Vers un co-développement de filières agroalimentaires territorialisées

L’insécurité alimentaire préoccupante qui caractérise la région méditerranéenne résulte d’une crise polysémique, aggravée par le changement climatique en cours. Cette situation appelle un changement de paradigme qui pourrait se fonder sur la réhabilitation de la diète méditerranéenne et le co-développement de filières de production et de commercialisation territorialisés.

Pour cela, l’IPEMED a travaillé dès 2009-2010, en partenariat avec le CIHEAM, à la mise en évidence des bénéfices liés à la création d’une marque ombrelle collective des « Produits Alimentaires des Terroirs Méditerranéens » (PATM). Ce label permettrait en effet de réaffirmer les atouts à la fois économiques, écologiques, sociaux, territoriaux et sur la santé des produits emblématiques de la diète méditerranéenne, à savoir l’olive, le blé dur, les dattes, etc.

Dans la continuité de cette approche, l’Institut a développé une approche originale croisant deux concepts novateurs : les « filières territorialisées » et la « coproduction », à l’occasion d’une étude approfondie sur les filières céréales et oléoprotéagineux au Maghreb, en 2014. Il s’agissait de concevoir des actions génératrices de progrès avec une vision à la fois verticale et horizontale. La verticalité s’applique aux filières qui doivent être organisées et coordonnées entre les deux rives de la Méditerranée dans un double objectif de qualité des produits et de partage équitable de la valeur ajoutée créée.
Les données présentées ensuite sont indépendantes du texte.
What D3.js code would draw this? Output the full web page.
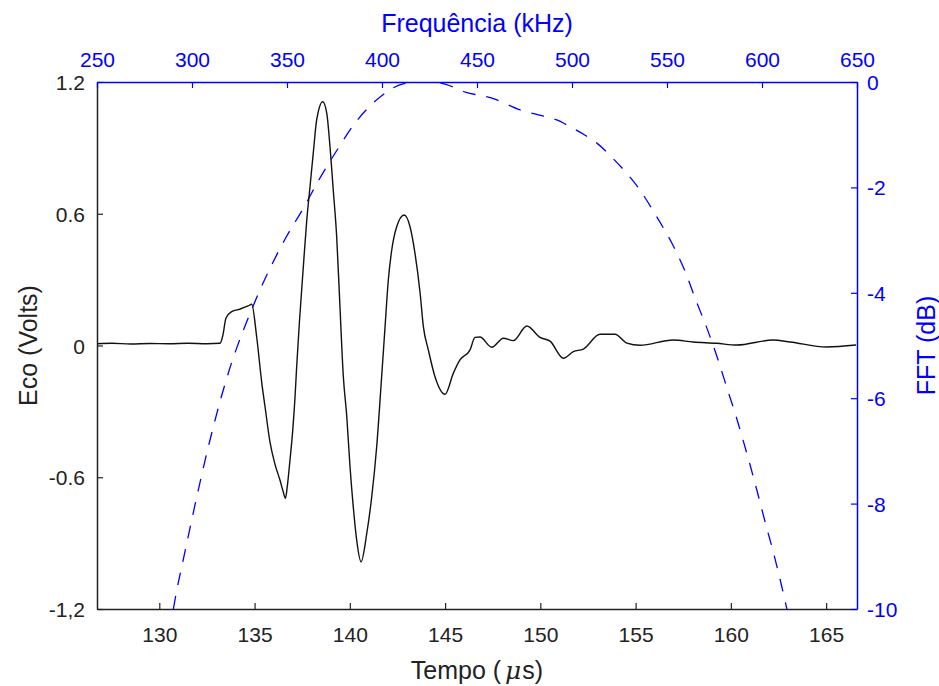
<!DOCTYPE html>
<html>
<head>
<meta charset="utf-8">
<script src="https://cdn.jsdelivr.net/npm/d3@7"></script>
<style>
  html, body { margin: 0; padding: 0; background: #fff; }
  svg { display: block; font-family: "Liberation Sans", Arial, Helvetica, sans-serif; }
</style>
</head>
<body>
<svg id="chart" width="939" height="686"></svg>
<script>
// Echo signal: time (µs) and amplitude (V)
const echoTime = [126.73, 127.5, 128.5, 129.5, 130.5, 131.5, 132.5, 133.19, 133.34, 133.5,
  133.80, 134.24, 134.66, 134.85, 135.11, 135.38, 135.55, 135.81, 136.07, 136.34, 136.50, 136.62,
  136.72, 136.85, 137.00, 137.12, 137.21, 137.35, 137.56, 137.74, 137.91, 138.08, 138.26, 138.58,
  138.79, 138.96, 139.13, 139.31, 139.45, 139.66, 139.84, 140.01, 140.18, 140.36,
  140.59, 140.89, 141.15, 141.41, 141.67, 141.85, 142.02, 142.20, 142.46, 142.85,
  143.16, 143.42, 143.69, 143.86, 144.12, 144.47, 145.00, 145.43, 145.78, 146.31,
  146.57, 146.83, 147.45, 148.06, 148.58, 149.29, 149.98, 150.51, 151.21, 151.73,
  152.26, 153.13, 153.92, 154.54, 155.23, 156.97, 158.02, 159.26, 160.31, 162.22,
  163.11, 165.03, 166.57];
const echoVolts = [0.008, 0.010, 0.007, 0.009, 0.008, 0.010, 0.008, 0.010, 0.048, 0.125,
  0.154, 0.166, 0.180, 0.188, 0.040, -0.171, -0.279, -0.440, -0.540, -0.615, -0.665, -0.696,
  -0.640, -0.530, -0.390, -0.240, -0.097, 0.101, 0.359, 0.571, 0.723, 0.875, 1.027, 1.110,
  1.057, 0.905, 0.708, 0.495, 0.238, -0.142, -0.324, -0.552, -0.734, -0.886,
  -0.985, -0.855, -0.689, -0.461, -0.142, 0.086, 0.298, 0.435, 0.541, 0.594,
  0.541, 0.420, 0.238, 0.086, -0.020, -0.142, -0.222, -0.127, -0.066, -0.020,
  0.037, 0.039, -0.008, 0.033, 0.022, 0.089, 0.037, 0.020, -0.058, -0.028,
  -0.016, 0.051, 0.051, 0.011, 0.001, 0.025, 0.016, 0.010, 0.002, 0.025,
  0.016, -0.007, 0.002];

// Spectrum magnitude: frequency (kHz) and level (dB)
const fftFreq = [290.2, 292.0, 294.6, 297.2, 300.7, 304.2, 308.6, 312.1, 315.7, 318.3,
  320.9, 323.6, 327.9, 332.3, 337.6, 344.6, 349.0, 359.0, 366.9, 376.2,
  385.8, 399.5, 411.6, 420.1, 430.6, 443.8, 459.0, 472.7, 484.1, 492.0,
  499.0, 506.9, 513.1, 521.8, 528.0, 535.0, 544.3, 552.6, 559.6, 565.2,
  571.0, 576.3, 582.4, 585.9, 590.3, 594.2, 598.2, 602.1, 606.1, 609.6, 613.1];
const fftDb = [-10.0, -9.64, -9.20, -8.76, -8.17, -7.60, -6.92, -6.42, -5.94, -5.62,
  -5.32, -5.04, -4.63, -4.24, -3.80, -3.28, -2.98, -2.37, -1.85, -1.30,
  -0.78, -0.27, -0.03, 0.0, -0.02, -0.19, -0.32, -0.53, -0.64, -0.72,
  -0.85, -1.01, -1.16, -1.46, -1.70, -2.01, -2.54, -3.06, -3.60, -4.14,
  -4.67, -5.21, -5.90, -6.29, -6.83, -7.33, -7.87, -8.41, -8.94, -9.45, -10.0];

// Axis ticks and labels
const timeTicks = [130, 135, 140, 145, 150, 155, 160, 165];
const freqTicks = [250, 300, 350, 400, 450, 500, 550, 600, 650];
const voltTicks = [1.2, 0.6, 0, -0.6, -1.2];
const voltLabels = ["1.2", "0.6", "0", "-0.6", "-1,2"];
const dbTicks = [0, -2, -4, -6, -8, -10];
const dbLabels = ["0", "-2", "-4", "-6", "-8", "-10"];

const BLUE = "#0000ff";
const margin = { left: 97, right: 857, top: 82, bottom: 609 };

const svg = d3.select("#chart");

const x = d3.scaleLinear().domain([126.73, 166.62]).range([margin.left, margin.right]);
const xf = d3.scaleLinear().domain([250, 650]).range([margin.left, margin.right]);
const yL = d3.scaleLinear().domain([-1.2, 1.2]).range([margin.bottom, margin.top]);
const yR = d3.scaleLinear().domain([-10, 0]).range([margin.bottom, margin.top]);

svg.append("defs").append("clipPath").attr("id", "plotClip")
  .append("rect")
  .attr("x", margin.left).attr("y", margin.top)
  .attr("width", margin.right - margin.left).attr("height", margin.bottom - margin.top);

const plot = svg.append("g").attr("clip-path", "url(#plotClip)");

// Spectrum (dashed, right/top axes)
const fftPts = fftFreq.map((f, i) => [f, fftDb[i]]);
plot.append("path")
  .datum(fftPts)
  .attr("fill", "none")
  .attr("stroke", BLUE)
  .attr("stroke-width", 1.3)
  .attr("stroke-dasharray", "13,11")
  .attr("d", d3.line().x(d => xf(d[0])).y(d => yR(d[1])).curve(d3.curveMonotoneX));

// Echo signal (solid, left/bottom axes)
const echoPts = echoTime.map((t, i) => [t, echoVolts[i]]);
plot.append("path")
  .datum(echoPts)
  .attr("fill", "none")
  .attr("stroke", "#111")
  .attr("stroke-width", 1.4)
  .attr("d", d3.line().x(d => x(d[0])).y(d => yL(d[1])).curve(d3.curveMonotoneX));

const tickFont = 21;

function styleAxis(g, color) {
  g.select(".domain").attr("stroke", color).attr("stroke-width", 1.5);
  g.selectAll(".tick line").attr("stroke", color).attr("stroke-width", 1.2);
  g.selectAll(".tick text").attr("fill", color)
    .attr("font-size", tickFont)
    .attr("font-family", "Liberation Sans, Arial, sans-serif");
}

// Bottom axis: time
const gBottom = svg.append("g")
  .attr("transform", `translate(0,${margin.bottom})`)
  .call(d3.axisBottom(x).tickValues(timeTicks).tickFormat(d3.format("d"))
    .tickSizeInner(-6).tickSizeOuter(0).tickPadding(18));
styleAxis(gBottom, "#222");

// Left axis: volts
const gLeft = svg.append("g")
  .attr("transform", `translate(${margin.left},0)`)
  .call(d3.axisLeft(yL).tickValues(voltTicks)
    .tickFormat((d, i) => voltLabels[i])
    .tickSizeInner(-6).tickSizeOuter(0).tickPadding(12));
styleAxis(gLeft, "#222");
gLeft.selectAll(".tick text").attr("dy", "0.36em");

// Top axis: frequency
const gTop = svg.append("g")
  .attr("transform", `translate(0,${margin.top})`)
  .call(d3.axisTop(xf).tickValues(freqTicks).tickFormat(d3.format("d"))
    .tickSizeInner(-6).tickSizeOuter(0).tickPadding(15));
styleAxis(gTop, BLUE);

// Right axis: dB
const gRight = svg.append("g")
  .attr("transform", `translate(${margin.right},0)`)
  .call(d3.axisRight(yR).tickValues(dbTicks)
    .tickFormat((d, i) => dbLabels[i])
    .tickSizeInner(-6).tickSizeOuter(0).tickPadding(10));
styleAxis(gRight, BLUE);
gRight.selectAll(".tick text").attr("dy", "0.36em");

// Axis titles
const titleFont = 25;
svg.append("text")
  .attr("x", (margin.left + margin.right) / 2).attr("y", 32)
  .attr("text-anchor", "middle").attr("fill", BLUE)
  .attr("font-size", titleFont)
  .text("Frequência (kHz)");

const tTitle = svg.append("text")
  .attr("x", (margin.left + margin.right) / 2).attr("y", 679)
  .attr("text-anchor", "middle").attr("fill", "#222")
  .attr("font-size", titleFont);
tTitle.append("tspan").text("Tempo (");
tTitle.append("tspan").attr("dx", 4).attr("font-style", "italic")
  .attr("font-family", "DejaVu Serif, serif").text("μ");
tTitle.append("tspan").attr("dx", 1).text("s)");

svg.append("text")
  .attr("transform", `translate(37,${(margin.top + margin.bottom) / 2}) rotate(-90)`)
  .attr("text-anchor", "middle").attr("fill", "#222")
  .attr("font-size", titleFont)
  .text("Eco (Volts)");

svg.append("text")
  .attr("transform", `translate(935,${(margin.top + margin.bottom) / 2}) rotate(-90)`)
  .attr("text-anchor", "middle").attr("fill", BLUE)
  .attr("font-size", titleFont)
  .text("FFT (dB)");
</script>
</body>
</html>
L’horizontalité est spatiale et doit ambitionner la production de synergies entre filières agroalimentaires d’une part (en améliorant simultanément la biodiversité et la productivité des ressources), et entre filières agroalimentaires et non-agroalimentaires (éco-tourisme, artisanat rural et services), dans un triple objectif de développement territorial social, économique et environnemental. L’espace considéré doit être à la fois national et régional (maghrébin et euro-méditerranéen), ce qui donne tout son sens à la notion de « co-développement par la co-localisation des activités ».

Dans l’ensemble des pays, l’émergence de « systèmes alimentaires territorialisés » constitue une forme émergente alternative au modèle dominant agroindustriel, inspirée par un objectif de réduction des externalités négatives et de valorisation des impacts sociaux, environnementaux et économiques positifs (Rastoin, 2015). Ils réhabilitent les « circuits-courts alimentaires » face aux circuits longs de la mondialisation, révisant ainsi les modes de production, de commercialisation et de consommation sous l’angle de la proximité et de la durabilité. Valorisant les produits du terroir et les savoir-faire régionaux, les SAT consacrent aussi une vision multifonctionnelle de l’agriculture et des espaces ruraux, en Méditerranée, mais aussi en Europe.